Qu’est-ce que la France ?
          c’est-à-dire : qu’est-ce qui fait que nous restons
          ensemble ? La vraie réponse à cette question est un
          mystère,
          mais pour un jeune écrivain comme moi, être français c’est
          une sensation géographique, c’est vivre comme un
          émerveillement
          le fait de savoir écrire dans la langue utilisée par le pays
          où
          vécurent et furent heureux tant de grands artistes, de
          Montaigne à
          Picasso, en passant par Laurence Sterne, Voltaire, Léonard de
          Vinci,
          ou James Joyce.
          
          Ces grands Hommes de notre
          Histoire, il fut une époque où les billets de banque français
          les
          célébraient : l’astronome Le Verrier, Richelieu, Henri
          IV,
          Pasteur, Eiffel, Pierre et Marie Curie, illustraient nos
          monnaies de
          papier.
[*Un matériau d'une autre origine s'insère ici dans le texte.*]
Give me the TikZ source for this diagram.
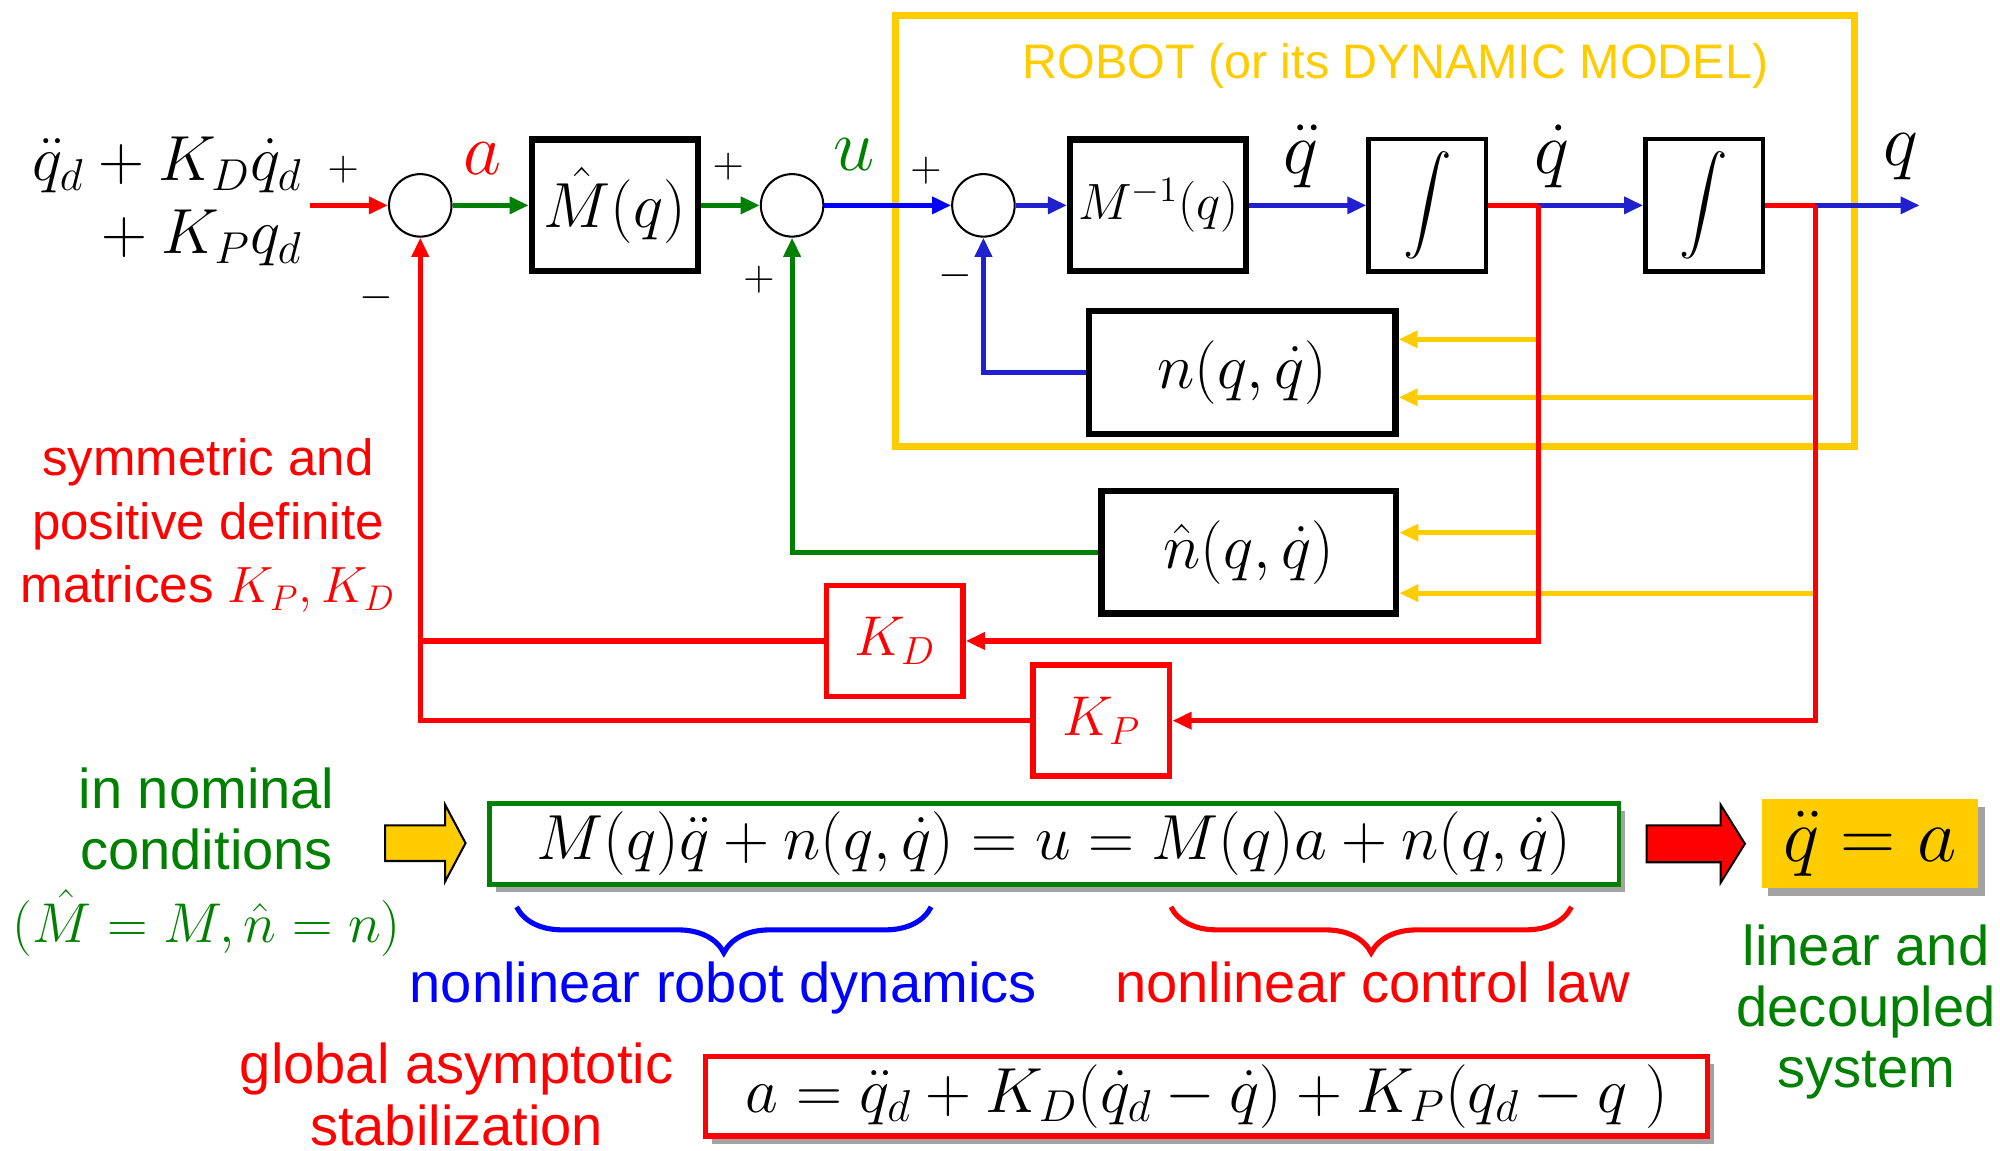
\documentclass[tikz,border=0pt]{standalone}
\usepackage{fix-cm}
\usepackage{amsmath,amssymb}
\usepackage[no-math]{fontspec}
\setmainfont{Liberation Sans}
\usepackage{xcolor}
\usepackage{tikz}
\usetikzlibrary{arrows.meta}
\usetikzlibrary{shadows}
\usetikzlibrary{decorations.pathreplacing}

\definecolor{ctrlred}{RGB}{255,0,0}
\definecolor{ctrlgreen}{RGB}{0,128,0}
\definecolor{ctrlblue}{RGB}{0,0,255}
\definecolor{robblue}{RGB}{32,32,208}
\definecolor{robyellow}{RGB}{255,204,0}

\begin{document}
\begin{tikzpicture}[x=0.5pt, y=-0.5pt,
  % blocks of the loop
  block/.style={draw=black, line width=2.5pt, fill=white, inner sep=0pt, minimum width=65pt, minimum height=51.5pt, font=\fontsize{25}{28}\selectfont},
  intblock/.style={block, line width=1.75pt, minimum width=46pt, minimum height=52pt, font=\fontsize{19}{22}\selectfont},
  gain/.style={draw=ctrlred, line width=2.2pt, text=ctrlred, fill=white, inner sep=0pt, minimum width=53.5pt, minimum height=43.5pt, font=\fontsize{22}{26}\selectfont},
  sum/.style={circle, draw=black, line width=0.8pt, fill=white, minimum size=24.5pt, inner sep=0pt},
  % signs and signal names
  sign/.style={font=\fontsize{17}{19}\selectfont, inner sep=0pt},
  sig_label/.style={font=\fontsize{29}{32}\selectfont, inner sep=0pt},
  % connectors
  wire/.style={line width=2pt},
  sig/.style={wire, -{Triangle[length=7.5pt, width=6.5pt]}},
  % comments around the scheme
  note/.style={align=center, font=\fontsize{20}{25}\selectfont, inner sep=0pt},
  bignote/.style={align=center, font=\fontsize{22}{24}\selectfont, inner sep=0pt},
  eqbox/.style={line width=2pt, fill=white, inner sep=0pt, font=\fontsize{25}{28}\selectfont, drop shadow={shadow xshift=2.5pt, shadow yshift=-3pt, opacity=0.6, fill=black!60}}
]

\useasboundingbox (0,0) rectangle (1568,902);

% robot frame
\node[draw=robyellow, line width=2.75pt, minimum width=376pt, minimum height=168.75pt, inner sep=0pt] (robot) at (1078,181) {};
\node[note, text=robyellow, font=\fontsize{19}{22}\selectfont] (robtitle) at (1094,52) {ROBOT (or its DYNAMIC MODEL)};

% main chain
\node[anchor=east, align=right, inner sep=0pt, font=\fontsize{25}{28.5}\selectfont] (qref) at (237,158) {$\ddot q_d + K_D\dot q_d$\\${}+K_P q_d$};
\node[sum] (s1) at (329.5,161) {};
\node[block] (Mhat) at (482,161) {$\hat{M}(q)$};
\node[sum] (s2) at (621,161) {};
\node[sum] (s3) at (771,161) {};
\node[block, minimum width=69pt, font=\fontsize{20}{24}\selectfont] (Minv) at (908,161) {$M^{-1}(q)$};
\node[intblock] (int1) at (1119,161) {$\displaystyle\int$};
\node[intblock] (int2) at (1336,161) {$\displaystyle\int$};
\node[block, minimum width=120pt, minimum height=48pt] (nfun) at (974,292) {$n(q,\dot q)$};
\node[block, minimum width=115.5pt, minimum height=48pt] (nhat) at (979,433) {$\hat{n}(q,\dot q)$};
\node[gain] (KD) at (701.5,502.5) {$K_D$};
\node[gain] (KP) at (863.5,565) {$K_P$};

\coordinate (refin) at (243,161);
\coordinate (qd_branch) at (1206,161);
\coordinate (q_branch) at (1423,161);
\coordinate (qout) at (1505,161);

% signs at the summing points
\node[sign] (p1) at (269,133) {$+$};
\node[sign] (m1) at (295,233) {$-$};
\node[sign] (p2) at (571,131) {$+$};
\node[sign] (p3) at (595,219.5) {$+$};
\node[sign] (p4) at (726,134) {$+$};
\node[sign] (m3) at (749,216) {$-$};

% signal names
\node[sig_label, text=ctrlred] (alab) at (378,124) {$a$};
\node[sig_label, text=ctrlgreen] (ulab) at (670,121) {$u$};
\node[sig_label] (qddlab) at (1020,122.5) {$\ddot q$};
\node[sig_label] (qdlab) at (1217,122.5) {$\dot q$};
\node[sig_label] (qlab) at (1490,123) {$q$};

% forward path
\draw[sig, ctrlred] (refin) -- (s1);
\draw[sig, ctrlgreen] (s1) -- (Mhat);
\draw[sig, ctrlgreen] (Mhat) -- (s2);
\draw[sig, ctrlblue] (s2) -- (s3);
\draw[sig, robblue] (s3) -- (Minv);
\draw[sig, robblue] (Minv) -- (int1);
\draw[wire, ctrlred] (int1) -- (qd_branch);
\draw[sig, robblue] (qd_branch) -- (int2);
\draw[wire, ctrlred] (int2) -- (q_branch);
\draw[sig, robblue] (q_branch) -- (qout);

% inner loops
\draw[sig, robblue] (nfun) -| (s3);
\draw[sig, ctrlgreen] (nhat) -| (s2);

% state taps (yellow) into n and its estimate
\coordinate (n_in1) at ([yshift=13pt]nfun.east);
\coordinate (n_in2) at ([yshift=-9.75pt]nfun.east);
\coordinate (nh_in1) at ([yshift=7.7pt]nhat.east);
\coordinate (nh_in2) at ([yshift=-16pt]nhat.east);
\draw[sig, robyellow] (qd_branch |- n_in1) -- (n_in1);
\draw[sig, robyellow] (q_branch |- n_in2) -- (n_in2);
\draw[sig, robyellow] (qd_branch |- nh_in1) -- (nh_in1);
\draw[sig, robyellow] (q_branch |- nh_in2) -- (nh_in2);

% outer PD loop
\draw[sig, ctrlred] (qd_branch) |- (KD);
\draw[sig, ctrlred] (q_branch) |- (KP);
\draw[sig, ctrlred] (KP) -| (s1);
\draw[wire, ctrlred] (KD) -- (KD -| s1);

\node[note, text=ctrlred] (kgains) at (163,412) {symmetric and\\positive definite\\matrices $K_P, K_D$};

% closed loop equations
\node[bignote, text=ctrlgreen] (nominal) at (162,676) {in nominal\\conditions\\[4.5pt]$(\hat{M} = M, \hat{n} = n)$};
\draw[line width=0.8pt, fill=robyellow] (302,647) -- (349,647) -- (349,631) -- (365,661) -- (349,691) -- (349,675) -- (302,675) -- cycle;
\node[eqbox, draw=ctrlgreen, line width=1.8pt, minimum width=442.7pt, minimum height=31.7pt] (dyn) at (826.5,661.5) {$M(q)\ddot q + n(q,\dot q) = u = M(q)a + n(q,\dot q)$};
\draw[line width=0.8pt, fill=ctrlred] (1291,647) -- (1349,647) -- (1349,631) -- (1368,661.5) -- (1349,692) -- (1349,676) -- (1291,676) -- cycle;
\node[eqbox, draw=none, fill=robyellow, minimum width=85pt, minimum height=35pt, font=\fontsize{30}{34}\selectfont] (res) at (1466,661.5) {$\ddot q = a$};

% braces under the equation
\coordinate (dynL) at (405,711);
\coordinate (dynR) at (730,711);
\coordinate (lawL) at (918,711);
\coordinate (lawR) at (1232,711);
\draw[ctrlblue, line width=2pt, decorate, decoration={brace, mirror, amplitude=18pt}] (dynL) -- (dynR);
\draw[ctrlred, line width=2pt, decorate, decoration={brace, mirror, amplitude=18pt}] (lawL) -- (lawR);
\node[bignote, text=ctrlblue, anchor=base] (dynlab) at (567,786) {nonlinear robot dynamics};
\node[bignote, text=ctrlred, anchor=base] (lawlab) at (1076,786) {nonlinear control law};
\node[bignote, text=ctrlgreen] (linlab) at (1463,793.5) {linear and\\decoupled\\system};

% control law
\node[bignote, text=ctrlred] (gas) at (358,858) {global asymptotic\\stabilization};
\node[eqbox, draw=ctrlred, line width=2.2pt, minimum width=392.8pt, minimum height=31.3pt] (law) at (946,859.5) {$a = \ddot q_d + K_D(\dot q_d - \dot q) + K_P(q_d - q\;)$};

\end{tikzpicture}
\end{document}
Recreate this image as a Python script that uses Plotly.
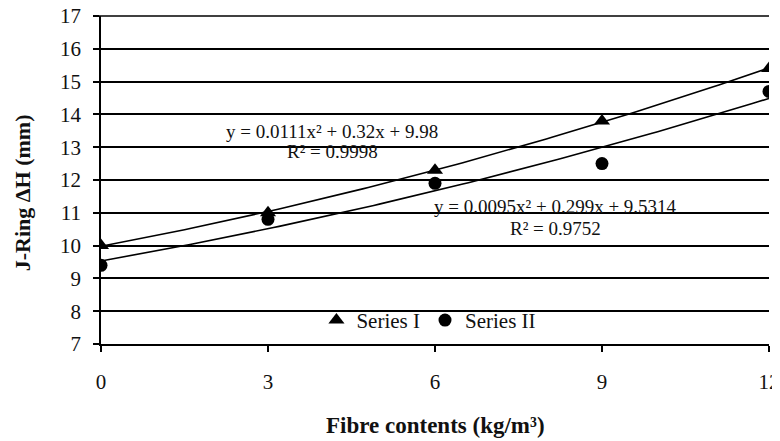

Parmi eux, il y avait des artistes (tels les peintres
          Quentin
          de la Tour, Delacroix, Cézanne, ou les musiciens Berlioz,
          Debussy),
          et parmi ces artistes une majorité d’écrivains :
          Chateaubriand (billet de 500 F, 1945), Hugo (500 F, 1953),
          Molière
          (500 F, 1959), Racine (50 F, 1962), Voltaire (10 F, 1963),
          Corneille
          (100 F, 1964), Pascal (500 F, 1968), Montesquieu (200 F,
          1981),
          Saint-Exupéry (50 F, 1993). 
          
          Il y a quatre ans, les billets
          et les pièces en euros ont remplacé les francs. Jusque là, en
          France, la tradition voulait qu’à l’inverse des billets qui
          accueillaient la figure de grands hommes, les pièces soient
          ornées
          de symboles républicains abstraits : la "semeuse",
          une "Marianne", un arbre. L’euro a fait le choix
          inverse : les billets comportent un symbole abstrait
          identique
          dans tous les pays et les pièces restent l’espace de
          personnalisation nationale. Le résultat en France est la
          disparition
          de tous les portraits de grands hommes sur nos actuels pièces
          et
          billets. 
          
          Examinons rapidement les
          motifs choisis par les autres pays européens pour leurs
          pièces :
          des monarques, des blasons, mais aussi des artistes, notamment
          des
          écrivains. Les espagnols ont choisi Cervantès pour leurs dix,
          vingt
          et cinquante centimes d’euros et les italiens ont choisi Dante
          pour
          leurs pièces de deux euros. Il est temps pour la France de
          choisir
          un grand homme de son histoire pour orner ses pièces en euros,
          et
          pour ma part je plaide pour un écrivain. 
          
          Il existe un très grand
          écrivain qui n’a jamais figuré sur un billet en francs,
          peut-être
          parce que sa notoriété et la perception de son véritable génie
          ont mis longtemps à s’imposer : Marcel Proust. À une
          époque,
          quand on demandait au grand public le nom du plus célèbre
          écrivain
          français, il répondait « Hugo » ; depuis quelques années
          il
          répond de plus en plus souvent « Proust ». Dans le reste du
          monde
          aussi, Marcel Proust est aujourd’hui perçu comme le plus
          emblématique des grands écrivains français, et, peu à peu,
          comme
          le plus important de tous aux côtés de Rabelais, Molière, ou
          Voltaire. Son visage est mondialement connu et, bien qu’Andy
          Warhol
          ne l’ait jamais peint, il est célébrissime : les grands
          yeux
          naïfs et doux, la moustache épaisse, les cheveux coiffés avec
          la
          raie au milieu. C’est ce visage qu’il faudrait à l’avenir
          graver sur le recto de nos pièces de deux euros, l’hommage de
          notre pays au génie artistique d’un écrivain dont la figure
          intellectuelle ne cesse de grandir années après années. 
          
          Pour la première fois dans
          l’histoire de la construction européenne, les pièces de
          monnaie
          frappées par un pays circulent dans tous les autres pays, si
          bien
          que nous payons chaque jour avec des pièces représentant Juan
          Carlos, Mozart, Albert II de Belgique, Dante, ou l’empereur
          Marc
          Aurèle. Il serait merveilleux que 300 millions d’européens
          puissent payer demain sur toute l’étendue du continent avec
          des
          cercles de métal à l’effigie de Marcel Proust.